Mr. Tysk’s lawyer then dutifully asked Mr. Tysk about the edits. Mr. Tysk told his lawyer that there were no documents reflecting any edits. Based on that response, Mr. Tysk’s counsel told GR’s counsel that there were, in fact, no responsive documents.
Unfortunately, that turned out to be false. GR convinced the arbitration panel to order a “forensic search” of Mr. Tysk’s computer and server, and that search uncovered all of Mr. Tysk’s previously undisclosed edits. Perhaps not surprisingly, the arbitration panel found Mr. Tysk and Ameriprise jointly and severally liable “for obstructing the discovery process,” and slapped a $20,000 sanction on Mr. Tysk. More importantly, it made a disciplinary referral to FINRA, to review the conduct of Mr. Tysk and Ameriprise in connection with their discovery obligations in the arbitration.
A hearing panel ultimately concluded that both Ameriprise and Mr. Tysk were liable, but only Mr. Tysk appealed to the National Adjudicatory Council.[2] On appeal, the NAC affirmed the $50,000 fine the hearing panel had imposed on Mr. Tysk, but increased his suspension to one year.
Now, finally, to the lesson of the case: the hearing panel, as well as the NAC on appeal, concluded that Mr. Tysk violated IM-12000 of the Code of Arbitration Procedure – and, therefore, FINRA Rule 2010 – by deliberately submitting in discovery a document that was “misleading.” It is at this precise point where the arbitration process and the Enforcement process intersect. Failing to produce relevant evidence in an arbitration, or producing altered evidence, can cause a dramatic impact not just in the arbitration, but, as Mr. Tysk learned the hard way, in a subsequent Enforcement case.
And, it was not simply the production of the altered notes by Mr. Tysk that got him in trouble; it was also the fact that he (and Ameriprise) concealed the fact that he had changed his notes. According to the NAC, Mr. Tysk “subverted the arbitration process” in two ways, by producing an altered document and then by not “providing full information during the discovery process” about that document. Specifically, the NAC found that Mr. Tysk’s argument that “providing explanations about discovered documents . . . is contrary to arbitration practices . . . constricts too narrowly his obligations under the Arbitration Code, and FINRA’s conduct rules.”
The NAC was also unimpressed with Mr. Tysk’s argument that, in the end, his alterations all came to light before the arbitration hearing itself, so no one was harmed: “If Tysk’s misconduct had not been discovered by a forensic investigation, the ability of the arbitrators to find the truth would have been undermined.

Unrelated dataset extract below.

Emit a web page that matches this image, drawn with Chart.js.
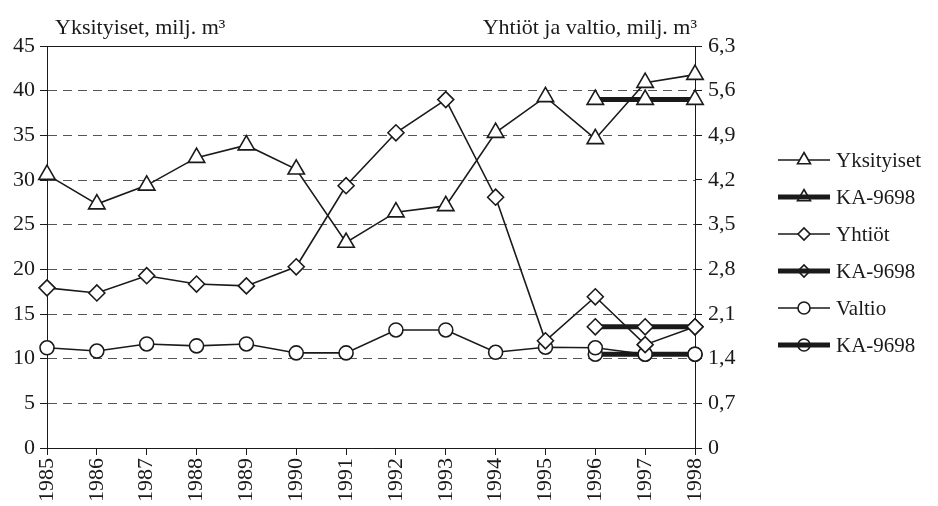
<!DOCTYPE html>
<html>
<head>
<meta charset="utf-8">
<script src="https://cdn.jsdelivr.net/npm/chart.js@4.4.0/dist/chart.umd.min.js"></script>
<style>
  html, body { margin: 0; padding: 0; background: #fff; }
  #wrap { width: 938px; height: 506px; }
</style>
</head>
<body>
<div id="wrap"><canvas id="myChart"></canvas></div>
<script>
// data
const years = ['1985','1986','1987','1988','1989','1990','1991','1992','1993','1994','1995','1996','1997','1998'];
const yksityiset = [30.6, 27.3, 29.4, 32.5, 33.9, 31.2, 23.0, 26.4, 27.1, 35.3, 39.3, 34.6, 40.9, 41.8];
const yksityisetKA = [null, null, null, null, null, null, null, null, null, null, null, 39.0, 39.0, 39.0];
const yhtiot = [2.51, 2.43, 2.70, 2.57, 2.54, 2.84, 4.11, 4.94, 5.46, 3.93, 1.68, 2.37, 1.62, 1.90];
const yhtiotKA = [null, null, null, null, null, null, null, null, null, null, null, 1.90, 1.90, 1.90];
const valtio = [1.57, 1.52, 1.63, 1.60, 1.63, 1.49, 1.49, 1.85, 1.85, 1.50, 1.58, 1.57, 1.47, 1.47];
const valtioKA = [null, null, null, null, null, null, null, null, null, null, null, 1.47, 1.47, 1.47];
const leftTicks = [0, 5, 10, 15, 20, 25, 30, 35, 40, 45];
const rightTicks = [0, 0.7, 1.4, 2.1, 2.8, 3.5, 4.2, 4.9, 5.6, 6.3];

const ink = '#1a1a1a';
const fontFam = '"Liberation Serif", "DejaVu Serif", serif';

function ds(label, data, axis, style, thick, radius) {
    return {
        label: label,
        data: data,
        yAxisID: axis,
        borderColor: ink,
        backgroundColor: '#fff',
        borderWidth: thick ? 5 : 1.6,
        pointStyle: style,
        pointRadius: radius,
        pointHoverRadius: radius,
        pointBorderWidth: 1.6,
        pointBorderColor: ink,
        pointBackgroundColor: '#fff',
        tension: 0,
        spanGaps: false,
        fill: false,
        _thick: thick
    };
}

const datasets = [
    ds('Yksityiset', yksityiset, 'y', 'triangle', false, 9.5),
    ds('KA-9698', yksityisetKA, 'y', 'triangle', true, 9.5),
    ds('Yhtiöt', yhtiot, 'y2', 'rectRot', false, 8),
    ds('KA-9698', yhtiotKA, 'y2', 'rectRot', true, 8),
    ds('Valtio', valtio, 'y2', 'circle', false, 7),
    ds('KA-9698', valtioKA, 'y2', 'circle', true, 7)
];

// axis titles on top, solid top frame line, and the line+marker legend
const extras = {
    id: 'extras',
    beforeDatasetsDraw(chart) {
        const a = chart.chartArea, ctx = chart.ctx;
        ctx.save();
        ctx.strokeStyle = ink;
        ctx.lineWidth = 1;
        ctx.beginPath(); ctx.moveTo(a.left, a.top + 0.5); ctx.lineTo(a.right, a.top + 0.5); ctx.stroke();
        ctx.restore();
    },
    afterDraw(chart) {
        const a = chart.chartArea, ctx = chart.ctx;
        ctx.save();
        ctx.fillStyle = ink;
        ctx.font = '22px ' + fontFam;
        ctx.textBaseline = 'alphabetic';
        ctx.textAlign = 'left';
        ctx.fillText('Yksityiset, milj. m³', 55, 34);
        ctx.textAlign = 'right';
        ctx.fillText('Yhtiöt ja valtio, milj. m³', a.right + 2, 34);

        // legend
        const x0 = 778, x1 = 830, xm = 804;
        ctx.font = '21px ' + fontFam;
        ctx.textAlign = 'left';
        ctx.textBaseline = 'middle';
        chart.data.datasets.forEach((d, i) => {
            const y = 160 + i * 37;
            ctx.strokeStyle = ink;
            ctx.lineWidth = 1.6;
            ctx.beginPath(); ctx.moveTo(x0, y); ctx.lineTo(x1, y); ctx.stroke();
            ctx.fillStyle = '#fff';
            Chart.helpers.drawPoint(ctx, {
                pointStyle: d.pointStyle,
                radius: d.pointStyle == 'triangle' ? 7.5 : 6,
                borderWidth: 1.6,
                rotation: 0
            }, xm, y);
            if (d._thick) {
                ctx.lineWidth = 5;
                ctx.beginPath(); ctx.moveTo(x0, y); ctx.lineTo(x1, y); ctx.stroke();
            }
            ctx.fillStyle = ink;
            ctx.fillText(d.label, 836, y + 1);
        });
        ctx.restore();
    }
};

const ctx = document.getElementById('myChart').getContext('2d');
const chart = new Chart(ctx, {
    type: 'line',
    data: { labels: years, datasets: datasets },
    plugins: [extras],
    options: {
        responsive: true,
        maintainAspectRatio: false,
        animation: false,
        layout: { padding: { top: 46, right: 193, left: 0, bottom: 0 } },
        plugins: {
            tooltip: { enabled: false },
            legend: { display: false }
        },
        scales: {
            x: {
                offset: false,
                grid: { drawOnChartArea: false, drawTicks: true, tickLength: 7, color: ink, tickColor: ink },
                border: { display: true, color: ink, width: 1 },
                ticks: {
                    color: ink,
                    font: { family: fontFam, size: 22 },
                    minRotation: 90, maxRotation: 90,
                    padding: 3,
                    autoSkip: false
                },
                afterFit: (s) => { s.height = 58; }
            },
            y: {
                position: 'left',
                min: 0, max: 45,
                afterBuildTicks: (s) => { s.ticks = leftTicks.map(v => ({ value: v })); },
                grid: { color: '#555', lineWidth: 1, tickLength: 7, tickColor: ink },
                border: { display: true, color: ink, width: 1, dash: [9, 6] },
                ticks: { color: ink, font: { family: fontFam, size: 22 }, padding: 5 },
                afterFit: (s) => { s.width = 47; }
            },
            y2: {
                position: 'right',
                min: 0, max: 6.3,
                afterBuildTicks: (s) => { s.ticks = rightTicks.map(v => ({ value: v })); },
                grid: { drawOnChartArea: false, tickLength: 7, tickColor: ink },
                border: { display: true, color: ink, width: 1 },
                ticks: {
                    color: ink,
                    font: { family: fontFam, size: 22 },
                    padding: 6,
                    callback: (v) => v == 0 ? '0' : v.toFixed(1).replace('.', ',')
                },
                afterFit: (s) => { s.width = 50; }
            }
        }
    }
});
</script>
</body>
</html>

The fact that Tysk’s concealment was revealed does not lessen its potential to harm the arbitration process.” See, even in the absence of any “actual” harm to the arbitration process, the “potential to harm” was enough to get Mr. Tysk in hot water.
At times, the arbitration process can seem like a bit of circus. Because not every chairperson is sufficiently experienced to identify misconduct when they see it, or, equally bad, strong enough to do anything about it when they do, over the years I have witnessed countless examples of parties ignoring their responsibilities under the Code of Arbitration Procedure, seemingly with no consequences. Claimants, who are not subject to FINRA’s Conduct Rules, are, generally, safe no matter what they do, or don’t do – and maybe that’s a subject for another blog post. But respondents, like Mr. Tysk and Ameriprise, present a very different picture. For them, the threat of a disciplinary referral exists in every case. Accordingly, their discovery obligations in arbitration must be taken seriously. In FINRA’s transparent world, one’s disciplinary history, like those Mr. Tysk and Ameriprise now have as a result of their actions here, cannot be concealed quite so easily as Mr. Tysk’s after-the-fact revisions to his client notes.

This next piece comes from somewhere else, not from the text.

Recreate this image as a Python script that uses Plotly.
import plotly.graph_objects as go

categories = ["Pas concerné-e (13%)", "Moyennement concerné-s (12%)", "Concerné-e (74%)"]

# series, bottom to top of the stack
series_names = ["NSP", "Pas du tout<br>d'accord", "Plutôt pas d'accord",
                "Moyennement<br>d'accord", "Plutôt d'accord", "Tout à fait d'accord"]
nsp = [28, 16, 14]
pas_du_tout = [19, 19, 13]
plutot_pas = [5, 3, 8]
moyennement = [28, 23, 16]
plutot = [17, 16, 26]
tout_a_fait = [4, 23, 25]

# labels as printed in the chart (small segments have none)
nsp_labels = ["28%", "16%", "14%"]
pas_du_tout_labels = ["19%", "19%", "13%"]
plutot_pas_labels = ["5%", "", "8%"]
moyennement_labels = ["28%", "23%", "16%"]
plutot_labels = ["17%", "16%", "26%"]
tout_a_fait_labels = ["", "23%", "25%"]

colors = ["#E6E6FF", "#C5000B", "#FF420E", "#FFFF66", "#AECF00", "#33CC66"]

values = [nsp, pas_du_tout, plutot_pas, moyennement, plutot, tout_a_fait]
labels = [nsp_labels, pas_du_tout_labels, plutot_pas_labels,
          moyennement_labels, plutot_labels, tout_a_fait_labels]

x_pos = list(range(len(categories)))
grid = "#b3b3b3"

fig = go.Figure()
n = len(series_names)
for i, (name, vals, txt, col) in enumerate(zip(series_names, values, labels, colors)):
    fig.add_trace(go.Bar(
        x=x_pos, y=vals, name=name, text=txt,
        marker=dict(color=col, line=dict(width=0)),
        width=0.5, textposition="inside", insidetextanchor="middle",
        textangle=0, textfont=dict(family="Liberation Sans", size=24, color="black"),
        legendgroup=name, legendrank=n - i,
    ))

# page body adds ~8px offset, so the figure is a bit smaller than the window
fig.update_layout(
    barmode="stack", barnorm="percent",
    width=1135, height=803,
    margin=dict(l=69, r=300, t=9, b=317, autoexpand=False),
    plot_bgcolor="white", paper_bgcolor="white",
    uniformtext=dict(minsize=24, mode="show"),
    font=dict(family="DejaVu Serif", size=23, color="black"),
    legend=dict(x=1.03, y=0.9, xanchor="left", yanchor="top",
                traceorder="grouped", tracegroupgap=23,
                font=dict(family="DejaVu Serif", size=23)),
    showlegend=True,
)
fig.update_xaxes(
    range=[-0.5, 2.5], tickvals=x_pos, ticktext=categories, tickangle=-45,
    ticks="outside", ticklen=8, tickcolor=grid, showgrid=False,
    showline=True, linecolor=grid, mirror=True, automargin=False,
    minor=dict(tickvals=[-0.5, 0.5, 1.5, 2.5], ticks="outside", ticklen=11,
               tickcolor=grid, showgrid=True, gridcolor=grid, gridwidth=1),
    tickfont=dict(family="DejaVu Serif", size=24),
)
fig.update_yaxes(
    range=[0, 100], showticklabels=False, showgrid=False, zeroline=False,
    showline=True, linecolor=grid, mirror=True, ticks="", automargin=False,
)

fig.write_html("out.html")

[1] Mr. Tysk added 54 new entries and supplemented 13 pre-existing entries to provide additional details. Interestingly, FINRA did not charge that Mr. Tysk’s altered notes were “false or untrue statements,” even though they were backdated.
[2] The hearing panel fined Ameriprise $100,000 for failing to inform GR’s counsel immediately that Mr. Tysk’s notes were altered once it learned that fact (and for not producing a relevant exception report until the eve of the hearing).